-- Data entries start --

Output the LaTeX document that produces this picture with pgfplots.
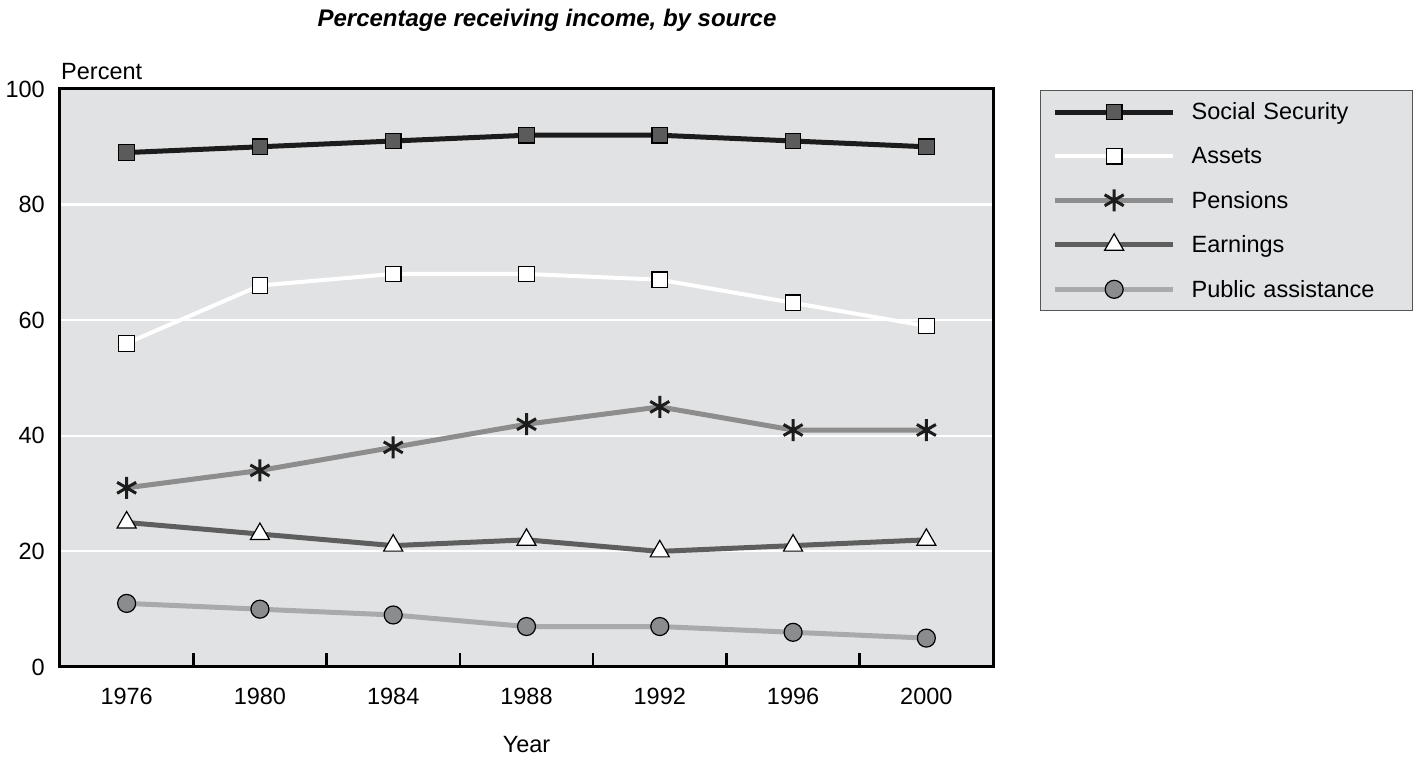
\documentclass[border=0pt]{standalone}
\usepackage{pgfplots}
\pgfplotsset{compat=1.18}
\usepackage{fontspec}
\setmainfont{Liberation Sans}

\definecolor{plotbg}{HTML}{E1E2E4}
\definecolor{ssline}{HTML}{1C1C1C}
\definecolor{ssfill}{HTML}{5B5B5B}
\definecolor{penline}{HTML}{8D8D8D}
\definecolor{earnline}{HTML}{5E5E5E}
\definecolor{paline}{HTML}{A9AAAC}
\definecolor{pafill}{HTML}{8B8C8E}
\definecolor{legframe}{HTML}{555555}

\begin{document}
\begin{tikzpicture}[x=1pt,y=1pt]
\useasboundingbox (0,0) rectangle (1416,759);
\begin{axis}[
  at={(60pt,92pt)}, anchor=south west,
  scale only axis, width=933pt, height=578pt,
  xmin=-0.5, xmax=6.5, ymin=0, ymax=100,
  axis background/.style={fill=plotbg},
  axis line style={line width=3pt, black},
  tick pos=left,
  xtick={0,...,6},
  xticklabels={1976,1980,1984,1988,1992,1996,2000},
  ytick={0,20,...,100},
  major tick length=0pt,
  extra x ticks={0.5,1.5,...,5.5},
  extra x tick labels={},
  extra x tick style={major tick length=14pt, tick align=inside,
    tick style={black, line width=2.5pt}},
  ymajorgrids,
  grid style={white, line width=2.2pt},
  tick label style={font=\fontsize{23.5}{28}\selectfont, inner sep=0pt},
  /pgf/number format/assume math mode=true,
  yticklabel shift=15pt,
  xticklabel shift=21pt,
  legend style={at={(1.0504,0.998)}, anchor=north west,
    fill=plotbg, draw=legframe, line width=1.3pt,
    font=\fontsize{23.5}{28}\selectfont,
    inner xsep=12pt, inner ysep=10pt, row sep=22pt,
    /tikz/every odd column/.append style={column sep=14pt},
    /tikz/every even column/.append style={text width=207pt}},
  legend cell align=left,
  legend image code/.code={\draw[mark repeat=2,mark phase=2,#1]
    plot coordinates {(0pt,0pt) (59pt,0pt) (118pt,0pt)};},
]
\addplot[ssline, line width=5pt, mark=square*, mark size=7.8pt,
  mark options={solid, fill=ssfill, draw=black, line width=1.2pt}]
  coordinates {(0,89) (1,90) (2,91) (3,92) (4,92) (5,91) (6,90)};
\addlegendentry{Social Security}
\addplot[white, line width=4pt, mark=square*, mark size=7.8pt,
  mark options={solid, fill=white, draw=black, line width=1.2pt}]
  coordinates {(0,56) (1,66) (2,68) (3,68) (4,67) (5,63) (6,59)};
\addlegendentry{Assets}
\addplot[penline, line width=5pt, mark=asterisk, mark size=11pt,
  mark options={solid, draw=ssline, line width=3pt}]
  coordinates {(0,31) (1,34) (2,38) (3,42) (4,45) (5,41) (6,41)};
\addlegendentry{Pensions}
\addplot[earnline, line width=5pt, mark=triangle*, mark size=11pt,
  mark options={solid, fill=white, draw=black, line width=1.2pt}]
  coordinates {(0,25) (1,23) (2,21) (3,22) (4,20) (5,21) (6,22)};
\addlegendentry{Earnings}
\addplot[paline, line width=5pt, mark=*, mark size=9pt,
  mark options={solid, fill=pafill, draw=black, line width=1.2pt}]
  coordinates {(0,11) (1,10) (2,9) (3,7) (4,7) (5,6) (6,5)};
\addlegendentry{Public assistance}
\end{axis}
\node[font=\bfseries\itshape\fontsize{24}{28}\selectfont] at (547,739) {Percentage receiving income, by source};
\node[font=\fontsize{23.5}{28}\selectfont, anchor=west, inner sep=0pt] at (61,687) {Percent};
\node[font=\fontsize{23.5}{28}\selectfont, inner sep=0pt] at (526.5,14) {Year};
\end{tikzpicture}
\end{document}
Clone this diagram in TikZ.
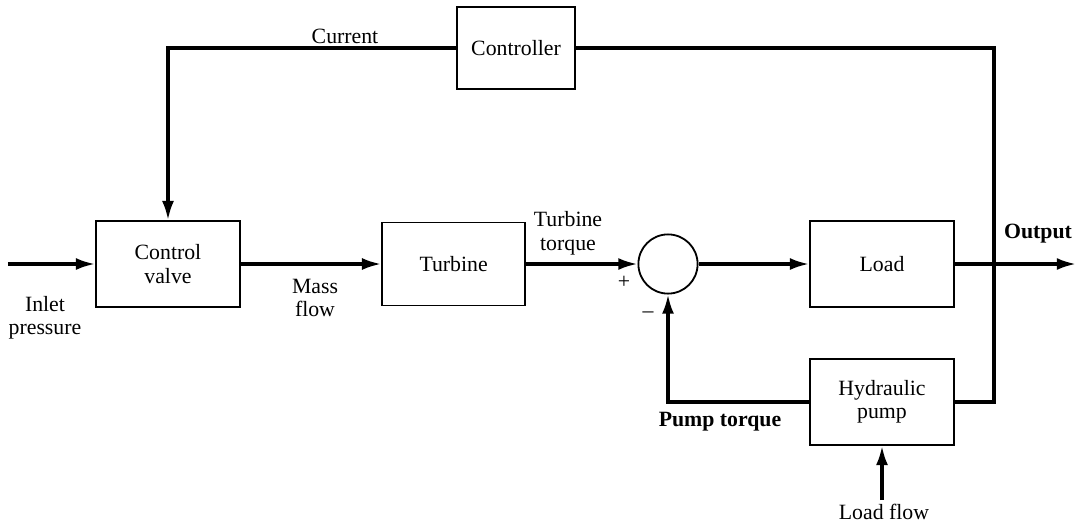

-- Data entries end --

— Your instructions —
Output the data exactly. Pictures don't belong in the result.

— Worked solution —
Output the LaTeX document that produces this picture with pgfplots.
\documentclass[border=0pt]{standalone}
\usepackage{pgfplots}
\pgfplotsset{compat=1.18}
\usepackage{fontspec}
\setmainfont{Liberation Sans}

\definecolor{plotbg}{HTML}{E1E2E4}
\definecolor{ssline}{HTML}{1C1C1C}
\definecolor{ssfill}{HTML}{5B5B5B}
\definecolor{penline}{HTML}{8D8D8D}
\definecolor{earnline}{HTML}{5E5E5E}
\definecolor{paline}{HTML}{A9AAAC}
\definecolor{pafill}{HTML}{8B8C8E}
\definecolor{legframe}{HTML}{555555}

\begin{document}
\begin{tikzpicture}[x=1pt,y=1pt]
\useasboundingbox (0,0) rectangle (1416,759);
\begin{axis}[
  at={(60pt,92pt)}, anchor=south west,
  scale only axis, width=933pt, height=578pt,
  xmin=-0.5, xmax=6.5, ymin=0, ymax=100,
  axis background/.style={fill=plotbg},
  axis line style={line width=3pt, black},
  tick pos=left,
  xtick={0,...,6},
  xticklabels={1976,1980,1984,1988,1992,1996,2000},
  ytick={0,20,...,100},
  major tick length=0pt,
  extra x ticks={0.5,1.5,...,5.5},
  extra x tick labels={},
  extra x tick style={major tick length=14pt, tick align=inside,
    tick style={black, line width=2.5pt}},
  ymajorgrids,
  grid style={white, line width=2.2pt},
  tick label style={font=\fontsize{23.5}{28}\selectfont, inner sep=0pt},
  /pgf/number format/assume math mode=true,
  yticklabel shift=15pt,
  xticklabel shift=21pt,
  legend style={at={(1.0504,0.998)}, anchor=north west,
    fill=plotbg, draw=legframe, line width=1.3pt,
    font=\fontsize{23.5}{28}\selectfont,
    inner xsep=12pt, inner ysep=10pt, row sep=22pt,
    /tikz/every odd column/.append style={column sep=14pt},
    /tikz/every even column/.append style={text width=207pt}},
  legend cell align=left,
  legend image code/.code={\draw[mark repeat=2,mark phase=2,#1]
    plot coordinates {(0pt,0pt) (59pt,0pt) (118pt,0pt)};},
]
\addplot[ssline, line width=5pt, mark=square*, mark size=7.8pt,
  mark options={solid, fill=ssfill, draw=black, line width=1.2pt}]
  coordinates {(0,89) (1,90) (2,91) (3,92) (4,92) (5,91) (6,90)};
\addlegendentry{Social Security}
\addplot[white, line width=4pt, mark=square*, mark size=7.8pt,
  mark options={solid, fill=white, draw=black, line width=1.2pt}]
  coordinates {(0,56) (1,66) (2,68) (3,68) (4,67) (5,63) (6,59)};
\addlegendentry{Assets}
\addplot[penline, line width=5pt, mark=asterisk, mark size=11pt,
  mark options={solid, draw=ssline, line width=3pt}]
  coordinates {(0,31) (1,34) (2,38) (3,42) (4,45) (5,41) (6,41)};
\addlegendentry{Pensions}
\addplot[earnline, line width=5pt, mark=triangle*, mark size=11pt,
  mark options={solid, fill=white, draw=black, line width=1.2pt}]
  coordinates {(0,25) (1,23) (2,21) (3,22) (4,20) (5,21) (6,22)};
\addlegendentry{Earnings}
\addplot[paline, line width=5pt, mark=*, mark size=9pt,
  mark options={solid, fill=pafill, draw=black, line width=1.2pt}]
  coordinates {(0,11) (1,10) (2,9) (3,7) (4,7) (5,6) (6,5)};
\addlegendentry{Public assistance}
\end{axis}
\node[font=\bfseries\itshape\fontsize{24}{28}\selectfont] at (547,739) {Percentage receiving income, by source};
\node[font=\fontsize{23.5}{28}\selectfont, anchor=west, inner sep=0pt] at (61,687) {Percent};
\node[font=\fontsize{23.5}{28}\selectfont, inner sep=0pt] at (526.5,14) {Year};
\end{tikzpicture}
\end{document}
Clone this diagram in TikZ.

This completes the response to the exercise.